Start of Data listing

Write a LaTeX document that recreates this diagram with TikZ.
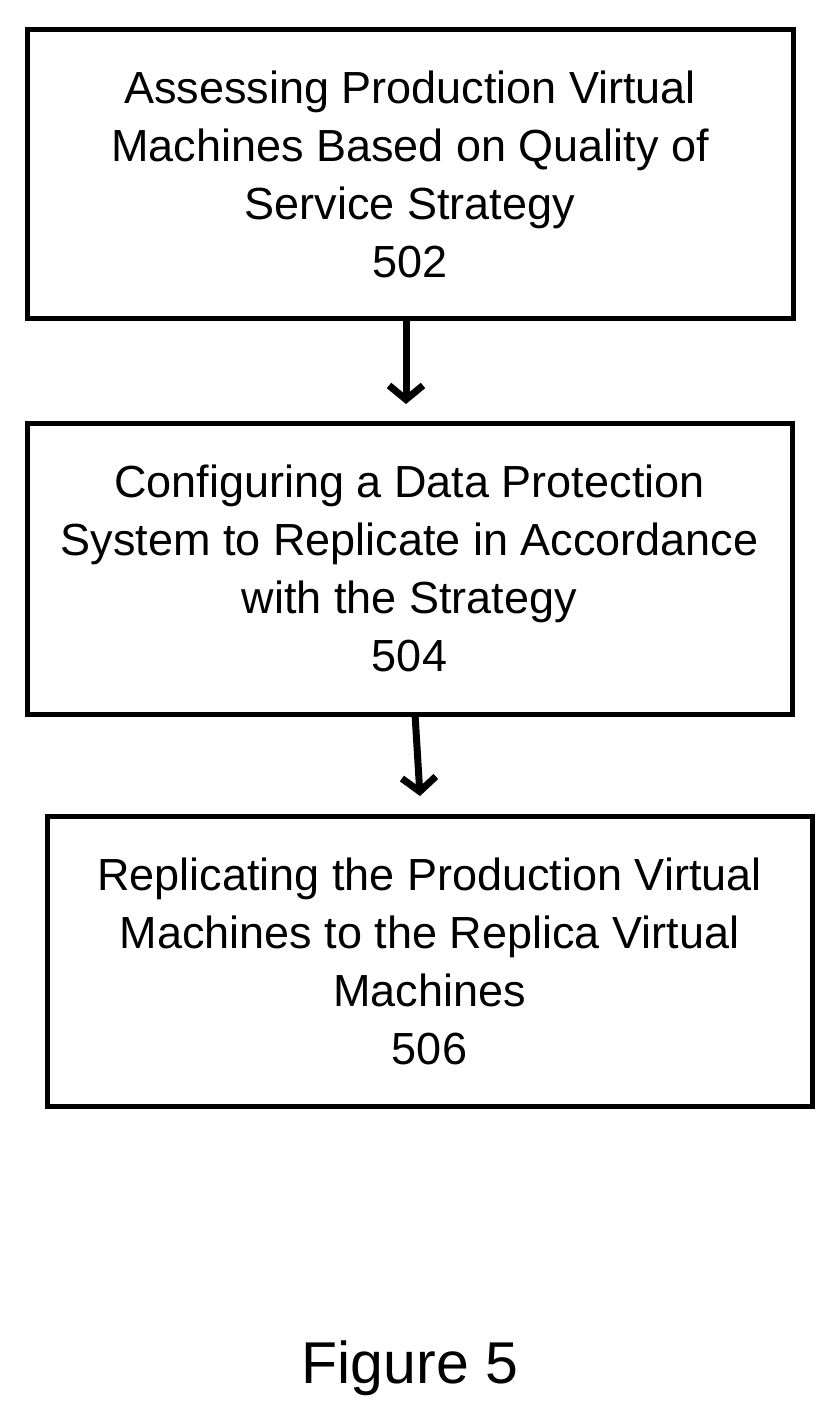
\documentclass[tikz,border=0pt]{standalone}
\usepackage{fontspec}
\setmainfont{Liberation Sans}
\usetikzlibrary{arrows.meta}
\begin{document}
\begin{tikzpicture}[x=1pt,y=-1pt,
  stepbox/.style={draw,line width=5pt,anchor=north west,inner sep=0pt},
  lbl/.style={align=center,font=\fontsize{45}{58}\selectfont},
  conn/.style={line width=7pt,-{Straight Barb[length=14pt,width=34pt,line width=7pt]}}]
\useasboundingbox (0,0) rectangle (835,1421);
\node[stepbox,minimum width=766pt,minimum height=288pt] (b1) at (24.5,27.5) {};
\node[stepbox,minimum width=765pt,minimum height=291pt] (b2) at (24.5,420.5) {};
\node[stepbox,minimum width=765pt,minimum height=290pt] (b3) at (44.5,813.5) {};
\node[lbl] (t1) at (b1.center) {Assessing Production Virtual\\Machines Based on Quality of\\Service Strategy\\502};
\node[lbl] (t2) at (b2.center) {Configuring a Data Protection\\System to Replicate in Accordance\\with the Strategy\\504};
\node[lbl] (t3) at (b3.center) {Replicating the Production Virtual\\Machines to the Replica Virtual\\Machines\\506};
\coordinate (a1) at (406,404);
\coordinate (a2) at (420,796);
\draw[conn] (b1.south -| a1) -- (a1);
\draw[conn] (415,714) -- (a2);
\node[font=\fontsize{59}{66}\selectfont] (fig) at (410,1368) {Figure 5};
\end{tikzpicture}
\end{document}
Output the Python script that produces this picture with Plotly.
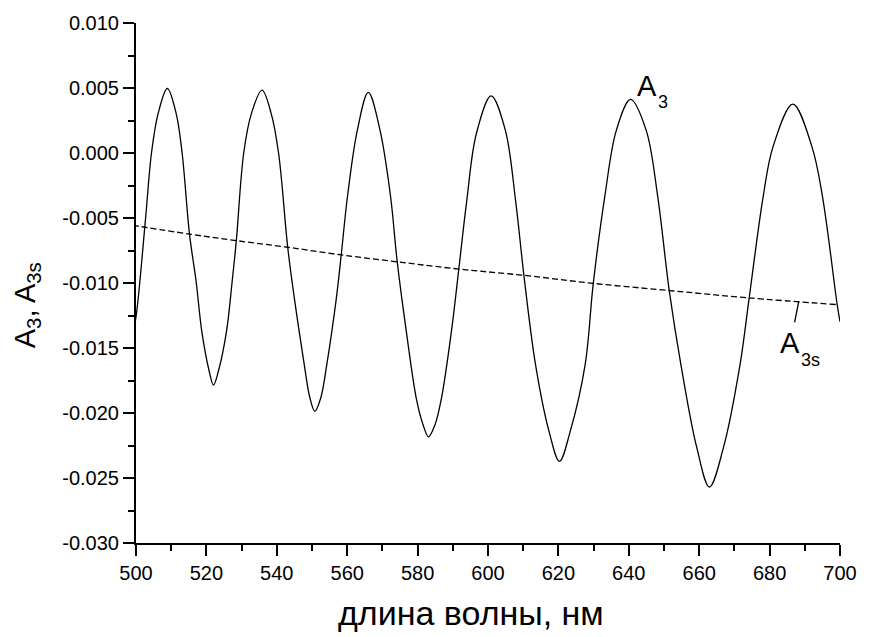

End of Data listing

*What you will do*
Print every record above exactly as written, leaving out the pictures.

*Written response*
Write a LaTeX document that recreates this diagram with TikZ.
\documentclass[tikz,border=0pt]{standalone}
\usepackage{fontspec}
\setmainfont{Liberation Sans}
\usetikzlibrary{arrows.meta}
\begin{document}
\begin{tikzpicture}[x=1pt,y=-1pt,
  stepbox/.style={draw,line width=5pt,anchor=north west,inner sep=0pt},
  lbl/.style={align=center,font=\fontsize{45}{58}\selectfont},
  conn/.style={line width=7pt,-{Straight Barb[length=14pt,width=34pt,line width=7pt]}}]
\useasboundingbox (0,0) rectangle (835,1421);
\node[stepbox,minimum width=766pt,minimum height=288pt] (b1) at (24.5,27.5) {};
\node[stepbox,minimum width=765pt,minimum height=291pt] (b2) at (24.5,420.5) {};
\node[stepbox,minimum width=765pt,minimum height=290pt] (b3) at (44.5,813.5) {};
\node[lbl] (t1) at (b1.center) {Assessing Production Virtual\\Machines Based on Quality of\\Service Strategy\\502};
\node[lbl] (t2) at (b2.center) {Configuring a Data Protection\\System to Replicate in Accordance\\with the Strategy\\504};
\node[lbl] (t3) at (b3.center) {Replicating the Production Virtual\\Machines to the Replica Virtual\\Machines\\506};
\coordinate (a1) at (406,404);
\coordinate (a2) at (420,796);
\draw[conn] (b1.south -| a1) -- (a1);
\draw[conn] (415,714) -- (a2);
\node[font=\fontsize{59}{66}\selectfont] (fig) at (410,1368) {Figure 5};
\end{tikzpicture}
\end{document}
Output the Python script that produces this picture with Plotly.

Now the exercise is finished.